Factor 1: Professional Knowledge, Skill, and Technical Mastery

Level 5 - 3300 Points: Knowledge of the principles and methods of an administrative, managerial, or professional field such as accounting or auditing, financial management, information technology, business administration, human resources, engineering, law, social sciences, communications, education, or medicine. Knowledge permits employee to supervise projects and/or departments using standard methods to improve administrative and/or line operations. Knowledge also permits employee to plan steps and carry out multi-phase projects requiring problem definition and modified techniques, to coordinate work with others, and to modify methods and procedures to solve a wide variety of problems. Knowledge at this level requires a Bachelor's or Master's degree with substantial related work experience, including up to two years of administrative or supervisory experience. Alternatively, this level may require a professional or clinical degree beyond the Bachelor's degree with moderate related work experience; knowledge requirements include significant levels of related work experience.

Factor 2: Supervisory Responsibility

Level 2 - 130 Points: Regular, but limited, supervision, training, or directing the work assignments of (a) small numbers of student, part-time or temporary workers, or (b) one or more permanent, full-time employees. The nature of supervision is largely confined to scheduling work and assigning tasks.

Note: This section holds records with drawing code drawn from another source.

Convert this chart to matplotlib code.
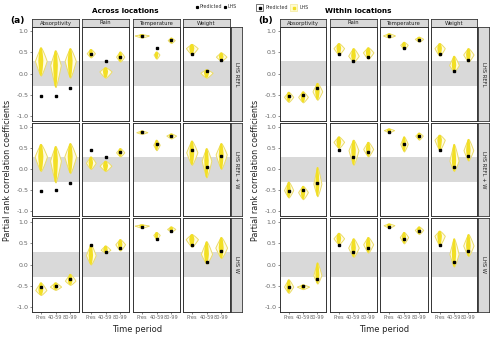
import matplotlib
matplotlib.use("Agg")
import matplotlib.pyplot as plt
from matplotlib.lines import Line2D
from matplotlib.patches import Rectangle
import numpy as np

# ---------------- data ----------------
periods = ["Pres", "40-59", "80-99"]
variables = ["Absorptivity", "Rain", "Temperature", "Weight"]
models = ["LHS REFL", "LHS REFL + W", "LHS W"]

# predicted values [model][variable][period]
across_pred = [
    [[-0.53, -0.52, -0.34], [0.47, 0.29, 0.40], [0.88, 0.60, 0.79], [0.47, 0.05, 0.33]],
    [[-0.53, -0.51, -0.33], [0.46, 0.29, 0.40], [0.88, 0.60, 0.79], [0.46, 0.05, 0.32]],
    [[-0.53, -0.51, -0.33], [0.46, 0.29, 0.40], [0.88, 0.60, 0.79], [0.46, 0.05, 0.32]],
]
within_pred = [
    [[-0.53, -0.51, -0.33], [0.47, 0.29, 0.40], [0.88, 0.60, 0.79], [0.46, 0.05, 0.32]],
    [[-0.53, -0.51, -0.33], [0.46, 0.29, 0.40], [0.88, 0.60, 0.79], [0.46, 0.05, 0.32]],
    [[-0.52, -0.51, -0.33], [0.47, 0.30, 0.40], [0.88, 0.60, 0.79], [0.46, 0.06, 0.32]],
]

# LHS distributions: lower end, mode, upper end, half-width
across_lo = [
    [[-0.05, -0.32, -0.10], [0.38, -0.10, 0.28], [0.85, 0.35, 0.72], [0.45, -0.10, 0.30]],
    [[-0.05, -0.32, -0.10], [0.00, -0.05, 0.30], [0.84, 0.45, 0.73], [0.10, -0.20, 0.00]],
    [[-0.72, -0.60, -0.48], [0.00, 0.28, 0.33], [0.87, 0.60, 0.78], [0.42, 0.02, 0.15]],
]
across_mode = [
    [[0.30, 0.20, 0.30], [0.48, 0.05, 0.40], [0.90, 0.45, 0.79], [0.60, 0.02, 0.40]],
    [[0.30, 0.20, 0.30], [0.15, 0.08, 0.40], [0.88, 0.58, 0.80], [0.40, 0.20, 0.35]],
    [[-0.60, -0.52, -0.38], [0.22, 0.35, 0.48], [0.92, 0.70, 0.84], [0.60, 0.25, 0.40]],
]
across_hi = [
    [[0.62, 0.55, 0.60], [0.58, 0.15, 0.52], [0.93, 0.52, 0.85], [0.70, 0.10, 0.50]],
    [[0.60, 0.55, 0.62], [0.30, 0.20, 0.50], [0.92, 0.70, 0.85], [0.68, 0.50, 0.62]],
    [[-0.42, -0.42, -0.22], [0.48, 0.45, 0.60], [0.95, 0.77, 0.90], [0.72, 0.55, 0.65]],
]
across_w = [
    [[0.40, 0.36, 0.38], [0.28, 0.42, 0.28], [0.48, 0.20, 0.24], [0.40, 0.42, 0.36]],
    [[0.42, 0.37, 0.40], [0.33, 0.40, 0.28], [0.38, 0.22, 0.33], [0.38, 0.33, 0.38]],
    [[0.38, 0.38, 0.36], [0.33, 0.33, 0.33], [0.48, 0.22, 0.28], [0.42, 0.38, 0.40]],
]

within_lo = [
    [[-0.67, -0.68, -0.62], [0.45, 0.28, 0.35], [0.85, 0.58, 0.75], [0.42, 0.05, 0.28]],
    [[-0.68, -0.72, -0.65], [0.50, 0.10, 0.30], [0.88, 0.42, 0.70], [0.45, -0.05, 0.20]],
    [[-0.67, -0.58, -0.45], [0.48, 0.18, 0.28], [0.87, 0.50, 0.72], [0.45, -0.05, 0.20]],
]
within_mode = [
    [[-0.55, -0.55, -0.42], [0.60, 0.42, 0.50], [0.90, 0.68, 0.82], [0.60, 0.20, 0.45]],
    [[-0.50, -0.55, -0.35], [0.65, 0.45, 0.48], [0.93, 0.60, 0.80], [0.70, 0.20, 0.45]],
    [[-0.52, -0.52, -0.25], [0.62, 0.40, 0.48], [0.93, 0.65, 0.82], [0.68, 0.25, 0.45]],
]
within_hi = [
    [[-0.43, -0.42, -0.22], [0.72, 0.60, 0.62], [0.95, 0.75, 0.87], [0.72, 0.42, 0.60]],
    [[-0.30, -0.40, 0.05], [0.78, 0.70, 0.65], [0.97, 0.78, 0.87], [0.82, 0.60, 0.72]],
    [[-0.35, -0.47, 0.05], [0.75, 0.62, 0.65], [0.97, 0.77, 0.90], [0.80, 0.62, 0.72]],
]
within_w = [
    [[0.32, 0.34, 0.34], [0.36, 0.36, 0.36], [0.40, 0.25, 0.28], [0.36, 0.34, 0.36]],
    [[0.32, 0.34, 0.28], [0.36, 0.34, 0.34], [0.34, 0.25, 0.25], [0.36, 0.32, 0.34]],
    [[0.32, 0.42, 0.28], [0.36, 0.36, 0.34], [0.36, 0.28, 0.28], [0.36, 0.32, 0.36]],
]

ytick_vals = [-1.0, -0.5, 0.0, 0.5, 1.0]

# ---------------- layout ----------------
W, H = 496, 338
fig = plt.figure(figsize=(W / 100, H / 100), dpi=100)

def ax_at(x0, y0, x1, y1, **kw):
    return fig.add_axes([x0 / W, 1 - y1 / H, (x1 - x0) / W, (y1 - y0) / H], **kw)

OUTLINE = "#ebdc6a"
INNER = "#f2df24"
GREY_TXT = "#666666"
STRIP = "#d9d9d9"

def violin(ax, x, lo, mode, hi, w):
    y = np.linspace(lo, hi, 80)
    t = np.where(y <= mode, (y - lo) / max(mode - lo, 1e-6),
                 (hi - y) / max(hi - mode, 1e-6))
    t = np.clip(t, 0, 1)
    prof = t ** 0.8
    ax.fill_betweenx(y, x - w * prof, x + w * prof, facecolor="#fffbe3",
                     edgecolor=OUTLINE, lw=0.7, zorder=2)
    iw = (0.07 + 0.25 * w) * t ** 0.35
    ax.fill_betweenx(y, x - iw, x + iw, facecolor=INNER, edgecolor="none", zorder=3)

panels = [
    dict(cols=[(32, 79), (82, 129), (133, 180), (183, 230)], strip=(231, 242),
         pred=across_pred, lo=across_lo, mode=across_mode, hi=across_hi, w=across_w),
    dict(cols=[(280, 326), (330, 377), (380, 428), (431, 477)], strip=(478, 489),
         pred=within_pred, lo=within_lo, mode=within_mode, hi=within_hi, w=within_w),
]
rows = [(27, 121), (123, 216), (218, 312)]

for p in panels:
    for r, (ry0, ry1) in enumerate(rows):
        for c, (cx0, cx1) in enumerate(p["cols"]):
            ax = ax_at(cx0, ry0, cx1, ry1)
            ax.set_xlim(0.4, 3.6)
            ax.set_ylim(-1.12, 1.1)
            ax.axhspan(-0.3, 0.3, color=STRIP, lw=0, zorder=0)
            xs = np.arange(1, 4)
            for k in range(3):
                violin(ax, xs[k], p["lo"][r][c][k], p["mode"][r][c][k],
                       p["hi"][r][c][k], p["w"][r][c][k])
            ax.plot(xs, p["pred"][r][c], "s", ms=1.6, color="black", zorder=5, lw=0)
            for s in ax.spines.values():
                s.set_color("#333333")
                s.set_linewidth(0.7)
            ax.set_yticks(ytick_vals)
            ax.set_xticks(xs)
            ax.tick_params(length=1.5, width=0.4, color="#333333", pad=1)
            if c == 0:
                ax.set_yticklabels([f"{v:.1f}" for v in ytick_vals], fontsize=4.5,
                                   color=GREY_TXT)
            else:
                ax.set_yticklabels([])
                ax.tick_params(axis="y", length=0)
            if r == 2:
                ax.set_xticklabels(periods, fontsize=3.6, color=GREY_TXT)
            else:
                ax.set_xticklabels([])
                ax.tick_params(axis="x", length=0)
            if r == 0:
                sa = ax_at(cx0, 19, cx1, 27)
                sa.set_facecolor(STRIP)
                sa.set_xticks([]); sa.set_yticks([])
                for s in sa.spines.values():
                    s.set_color("#333333"); s.set_linewidth(0.6)
                sa.text(0.5, 0.5, variables[c], ha="center", va="center",
                        fontsize=3.8, color="#222222", transform=sa.transAxes)
        sx0, sx1 = p["strip"]
        sa = ax_at(sx0, ry0, sx1, ry1)
        sa.set_facecolor(STRIP)
        sa.set_xticks([]); sa.set_yticks([])
        for s in sa.spines.values():
            s.set_color("#333333"); s.set_linewidth(0.6)
        sa.text(0.5, 0.5, models[r], ha="center", va="center", rotation=-90,
                fontsize=3.8, color="#222222", transform=sa.transAxes)

# ---------------- texts ----------------
def ft(x, y, s, **kw):
    fig.text(x / W, 1 - y / H, s, **kw)

ft(17, 21, "(a)", fontsize=6.5, fontweight="bold", ha="center", va="center")
ft(266, 21, "(b)", fontsize=6.5, fontweight="bold", ha="center", va="center")
ft(125, 11, "Across locations", fontsize=5.2, fontweight="bold", ha="center", va="center")
ft(358, 11, "Within locations", fontsize=5.2, fontweight="bold", ha="center", va="center")
ft(8, 170, "Partial rank correlation coefficients", fontsize=5.8, rotation=90,
   ha="center", va="center", color="#222222")
ft(256, 170, "Partial rank correlation coefficients", fontsize=5.8, rotation=90,
   ha="center", va="center", color="#222222")
ft(137, 329, "Time period", fontsize=6, ha="center", va="center", color="#222222")
ft(384, 329, "Time period", fontsize=6, ha="center", va="center", color="#222222")

# left legend
fig.add_artist(Line2D([197 / W], [1 - 6.5 / H], marker="s", ms=1.3, color="black", lw=0))
ft(199, 6.5, "Predicted", fontsize=3.4, va="center", color="#333333")
fig.add_artist(Line2D([225 / W], [1 - 6.5 / H], marker="s", ms=1.3, color="black", lw=0))
ft(227, 6.5, "LHS", fontsize=3.4, va="center", color="#333333")

# right legend
fig.add_artist(Rectangle((256 / W, 1 - 11 / H), 7 / W, 7 / H, transform=fig.transFigure,
                         facecolor="white", edgecolor="#444444", lw=0.5))
fig.add_artist(Line2D([259.5 / W], [1 - 7.5 / H], marker="s", ms=1.8, color="black", lw=0))
ft(266, 7.5, "Predicted", fontsize=3.4, va="center", color="#333333")
fig.add_artist(Rectangle((290 / W, 1 - 11 / H), 7 / W, 7 / H, transform=fig.transFigure,
                         facecolor="#fffbd0", edgecolor="#f3ea9a", lw=0.5))
fig.add_artist(Line2D([293.5 / W], [1 - 7.5 / H], marker="s", ms=1.5, color=INNER, lw=0))
ft(300, 7.5, "LHS", fontsize=3.4, va="center", color="#333333")

fig.savefig("out.png", dpi=100)
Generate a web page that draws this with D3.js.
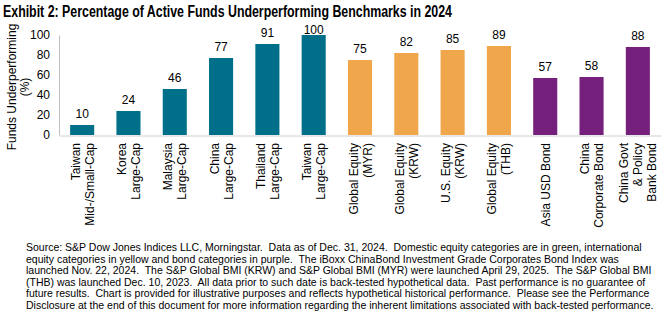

Supervision at this level typically does not include a full range of supervisory responsibilities, and supervisory duties typically do not consume a large portion of the work day.

Factor 3: Interactions with Others

Level 4 - 500 Points: Interactions with others are somewhat unstructured. The purpose may be to influence or motivate others, to obtain information, or to control situations and resolve problems. Interactions may be with individuals or groups of co-workers, students, or the general public, may be moderately unstructured, and may involve persons who hold differing goals and objectives. Individuals at this level often act as a liaison between groups with a focus on solving particular unstructured problems. Interactions at this level require considerable interpersonal skill and the ability to resolve conflict.

Factor 4: Job Controls and Guidelines

Level 3 - 500 Points: The employee operates under general supervision expressed in terms of program goals and objectives, priorities, and deadlines. Administrative supervision is given through statements of overall program or project objectives and available resources. Administrative guidelines are relatively comprehensive and the employee need only to fill in gaps in interpretation and adapt established methods to perform recurring activities. In unforeseen situations, the employee must interpret inadequate or incomplete guidelines, develop plans, and initiate new methods to complete assignments based on those interpretations. Assignments are normally related in function, but the work requires many different processes and methods applied to an established administrative or professional field. Problems are typically the result of unusual circumstances, variations in approach, or incomplete or conflicting data. The employee must interpret and refine methods to complete assignments. Characteristic jobs at this level may involve directing single-purpose programs or performing complex, but precedented, technical or professional work.

Factor 5: Managerial Responsibility

Level 4 - 1500 Points: Work involves the primary accountability for a smaller department, program, or process. Work activities involve managerial decisions that directly affect the efficiency, costs, reputation, and service quality of the department, program, or process. Work affects a limited range of professional projects or administrative activities of the University. Work activities have a direct and substantial impact on the department. While work activities do have some effect on the efficiency and reputation of the cost center, departments, programs, or processes at this level represent a relatively minor function within the cost center. Employees in jobs at this level may have responsibility for developing budgets, distributing budgeted funds, and exercising the primary control over a relatively small budget.